▸ **Required work**:
Print every entry word for word, but omit the pictures.

▸ **Supplied information**:
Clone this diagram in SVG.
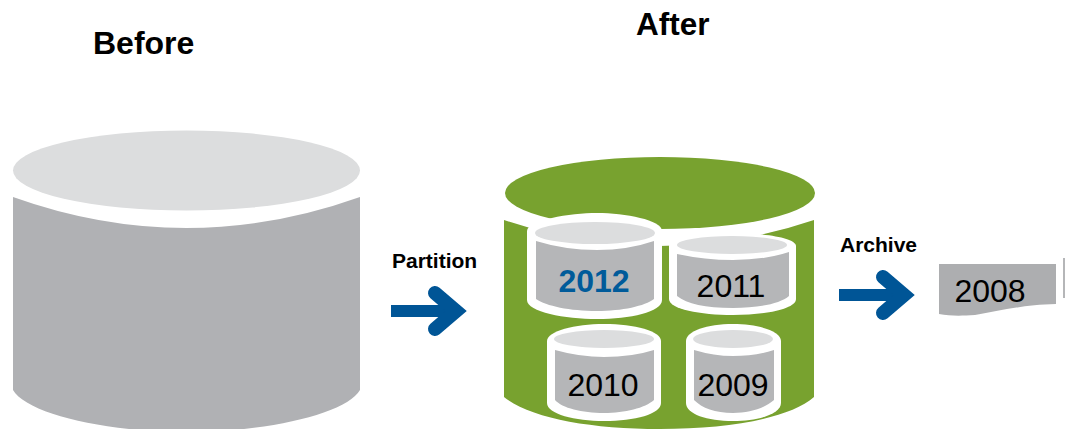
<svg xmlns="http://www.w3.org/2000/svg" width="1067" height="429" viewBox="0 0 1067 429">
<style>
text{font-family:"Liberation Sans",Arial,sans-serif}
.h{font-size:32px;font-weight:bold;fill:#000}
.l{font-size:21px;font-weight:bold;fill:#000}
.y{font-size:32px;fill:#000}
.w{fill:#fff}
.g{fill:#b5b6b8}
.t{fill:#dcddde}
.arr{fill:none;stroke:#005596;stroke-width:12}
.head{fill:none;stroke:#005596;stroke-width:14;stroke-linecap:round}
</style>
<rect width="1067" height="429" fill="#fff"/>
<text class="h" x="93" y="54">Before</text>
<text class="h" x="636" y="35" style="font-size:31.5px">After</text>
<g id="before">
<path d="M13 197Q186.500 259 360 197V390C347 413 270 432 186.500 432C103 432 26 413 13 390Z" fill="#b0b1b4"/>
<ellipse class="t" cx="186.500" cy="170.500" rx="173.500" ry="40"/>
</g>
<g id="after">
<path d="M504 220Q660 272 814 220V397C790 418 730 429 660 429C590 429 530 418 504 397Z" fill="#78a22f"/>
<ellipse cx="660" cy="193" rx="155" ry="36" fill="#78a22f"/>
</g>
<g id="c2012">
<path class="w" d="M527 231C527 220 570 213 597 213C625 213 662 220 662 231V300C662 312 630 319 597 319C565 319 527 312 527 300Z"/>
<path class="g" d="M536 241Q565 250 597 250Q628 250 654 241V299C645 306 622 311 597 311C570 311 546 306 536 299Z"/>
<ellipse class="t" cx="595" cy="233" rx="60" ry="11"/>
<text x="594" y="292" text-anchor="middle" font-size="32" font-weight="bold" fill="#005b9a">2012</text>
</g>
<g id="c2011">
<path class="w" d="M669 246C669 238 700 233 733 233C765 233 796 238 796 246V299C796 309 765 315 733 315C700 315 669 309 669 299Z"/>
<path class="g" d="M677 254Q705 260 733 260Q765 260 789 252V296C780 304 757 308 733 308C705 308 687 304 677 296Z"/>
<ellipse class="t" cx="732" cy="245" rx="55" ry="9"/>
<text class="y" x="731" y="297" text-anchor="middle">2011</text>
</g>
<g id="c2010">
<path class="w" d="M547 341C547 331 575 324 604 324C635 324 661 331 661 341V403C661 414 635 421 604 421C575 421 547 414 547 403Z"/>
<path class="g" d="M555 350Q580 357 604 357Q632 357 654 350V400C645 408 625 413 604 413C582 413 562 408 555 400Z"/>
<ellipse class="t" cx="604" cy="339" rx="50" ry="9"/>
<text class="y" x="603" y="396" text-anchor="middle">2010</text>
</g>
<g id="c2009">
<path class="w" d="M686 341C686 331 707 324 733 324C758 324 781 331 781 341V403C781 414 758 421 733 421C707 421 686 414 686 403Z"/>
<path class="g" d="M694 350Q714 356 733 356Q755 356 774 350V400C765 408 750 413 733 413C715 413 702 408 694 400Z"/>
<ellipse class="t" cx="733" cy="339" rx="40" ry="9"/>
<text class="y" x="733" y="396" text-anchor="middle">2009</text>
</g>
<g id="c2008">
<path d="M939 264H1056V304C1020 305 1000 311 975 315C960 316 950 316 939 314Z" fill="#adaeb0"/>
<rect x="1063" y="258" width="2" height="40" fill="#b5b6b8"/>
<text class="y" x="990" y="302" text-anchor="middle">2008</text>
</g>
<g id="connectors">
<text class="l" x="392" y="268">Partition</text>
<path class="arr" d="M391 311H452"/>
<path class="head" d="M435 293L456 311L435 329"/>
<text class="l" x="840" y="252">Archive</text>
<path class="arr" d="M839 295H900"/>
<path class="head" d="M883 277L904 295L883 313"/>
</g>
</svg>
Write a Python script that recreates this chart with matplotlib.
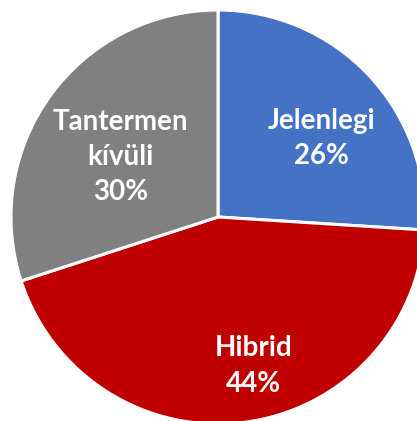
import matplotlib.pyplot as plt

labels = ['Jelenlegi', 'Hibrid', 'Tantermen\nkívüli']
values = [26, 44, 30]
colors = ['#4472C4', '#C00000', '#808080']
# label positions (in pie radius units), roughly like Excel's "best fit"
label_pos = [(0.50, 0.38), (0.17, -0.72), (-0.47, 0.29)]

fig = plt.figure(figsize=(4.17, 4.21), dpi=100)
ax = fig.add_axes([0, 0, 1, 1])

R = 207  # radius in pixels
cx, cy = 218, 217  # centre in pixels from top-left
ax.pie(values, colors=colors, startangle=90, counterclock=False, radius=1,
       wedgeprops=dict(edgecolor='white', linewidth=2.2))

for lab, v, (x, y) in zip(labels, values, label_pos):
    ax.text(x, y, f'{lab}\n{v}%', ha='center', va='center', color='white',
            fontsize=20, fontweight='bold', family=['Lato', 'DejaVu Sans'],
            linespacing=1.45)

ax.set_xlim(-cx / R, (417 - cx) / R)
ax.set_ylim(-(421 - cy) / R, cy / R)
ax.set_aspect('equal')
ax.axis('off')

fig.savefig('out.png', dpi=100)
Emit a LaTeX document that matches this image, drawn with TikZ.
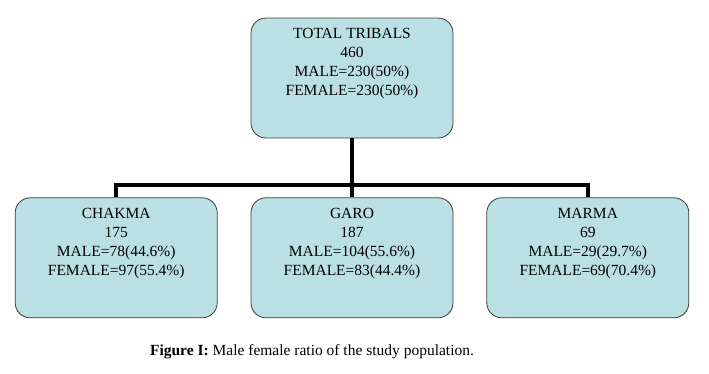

▸ **Finished task**:
Clone this diagram in SVG.
<svg xmlns="http://www.w3.org/2000/svg" width="1067" height="429" viewBox="0 0 1067 429">
<style>
text{font-family:"Liberation Sans",Arial,sans-serif}
.h{font-size:32px;font-weight:bold;fill:#000}
.l{font-size:21px;font-weight:bold;fill:#000}
.y{font-size:32px;fill:#000}
.w{fill:#fff}
.g{fill:#b5b6b8}
.t{fill:#dcddde}
.arr{fill:none;stroke:#005596;stroke-width:12}
.head{fill:none;stroke:#005596;stroke-width:14;stroke-linecap:round}
</style>
<rect width="1067" height="429" fill="#fff"/>
<text class="h" x="93" y="54">Before</text>
<text class="h" x="636" y="35" style="font-size:31.5px">After</text>
<g id="before">
<path d="M13 197Q186.500 259 360 197V390C347 413 270 432 186.500 432C103 432 26 413 13 390Z" fill="#b0b1b4"/>
<ellipse class="t" cx="186.500" cy="170.500" rx="173.500" ry="40"/>
</g>
<g id="after">
<path d="M504 220Q660 272 814 220V397C790 418 730 429 660 429C590 429 530 418 504 397Z" fill="#78a22f"/>
<ellipse cx="660" cy="193" rx="155" ry="36" fill="#78a22f"/>
</g>
<g id="c2012">
<path class="w" d="M527 231C527 220 570 213 597 213C625 213 662 220 662 231V300C662 312 630 319 597 319C565 319 527 312 527 300Z"/>
<path class="g" d="M536 241Q565 250 597 250Q628 250 654 241V299C645 306 622 311 597 311C570 311 546 306 536 299Z"/>
<ellipse class="t" cx="595" cy="233" rx="60" ry="11"/>
<text x="594" y="292" text-anchor="middle" font-size="32" font-weight="bold" fill="#005b9a">2012</text>
</g>
<g id="c2011">
<path class="w" d="M669 246C669 238 700 233 733 233C765 233 796 238 796 246V299C796 309 765 315 733 315C700 315 669 309 669 299Z"/>
<path class="g" d="M677 254Q705 260 733 260Q765 260 789 252V296C780 304 757 308 733 308C705 308 687 304 677 296Z"/>
<ellipse class="t" cx="732" cy="245" rx="55" ry="9"/>
<text class="y" x="731" y="297" text-anchor="middle">2011</text>
</g>
<g id="c2010">
<path class="w" d="M547 341C547 331 575 324 604 324C635 324 661 331 661 341V403C661 414 635 421 604 421C575 421 547 414 547 403Z"/>
<path class="g" d="M555 350Q580 357 604 357Q632 357 654 350V400C645 408 625 413 604 413C582 413 562 408 555 400Z"/>
<ellipse class="t" cx="604" cy="339" rx="50" ry="9"/>
<text class="y" x="603" y="396" text-anchor="middle">2010</text>
</g>
<g id="c2009">
<path class="w" d="M686 341C686 331 707 324 733 324C758 324 781 331 781 341V403C781 414 758 421 733 421C707 421 686 414 686 403Z"/>
<path class="g" d="M694 350Q714 356 733 356Q755 356 774 350V400C765 408 750 413 733 413C715 413 702 408 694 400Z"/>
<ellipse class="t" cx="733" cy="339" rx="40" ry="9"/>
<text class="y" x="733" y="396" text-anchor="middle">2009</text>
</g>
<g id="c2008">
<path d="M939 264H1056V304C1020 305 1000 311 975 315C960 316 950 316 939 314Z" fill="#adaeb0"/>
<rect x="1063" y="258" width="2" height="40" fill="#b5b6b8"/>
<text class="y" x="990" y="302" text-anchor="middle">2008</text>
</g>
<g id="connectors">
<text class="l" x="392" y="268">Partition</text>
<path class="arr" d="M391 311H452"/>
<path class="head" d="M435 293L456 311L435 329"/>
<text class="l" x="840" y="252">Archive</text>
<path class="arr" d="M839 295H900"/>
<path class="head" d="M883 277L904 295L883 313"/>
</g>
</svg>
Write a Python script that recreates this chart with matplotlib.
import matplotlib.pyplot as plt

labels = ['Jelenlegi', 'Hibrid', 'Tantermen\nkívüli']
values = [26, 44, 30]
colors = ['#4472C4', '#C00000', '#808080']
# label positions (in pie radius units), roughly like Excel's "best fit"
label_pos = [(0.50, 0.38), (0.17, -0.72), (-0.47, 0.29)]

fig = plt.figure(figsize=(4.17, 4.21), dpi=100)
ax = fig.add_axes([0, 0, 1, 1])

R = 207  # radius in pixels
cx, cy = 218, 217  # centre in pixels from top-left
ax.pie(values, colors=colors, startangle=90, counterclock=False, radius=1,
       wedgeprops=dict(edgecolor='white', linewidth=2.2))

for lab, v, (x, y) in zip(labels, values, label_pos):
    ax.text(x, y, f'{lab}\n{v}%', ha='center', va='center', color='white',
            fontsize=20, fontweight='bold', family=['Lato', 'DejaVu Sans'],
            linespacing=1.45)

ax.set_xlim(-cx / R, (417 - cx) / R)
ax.set_ylim(-(421 - cy) / R, cy / R)
ax.set_aspect('equal')
ax.axis('off')

fig.savefig('out.png', dpi=100)
Emit a LaTeX document that matches this image, drawn with TikZ.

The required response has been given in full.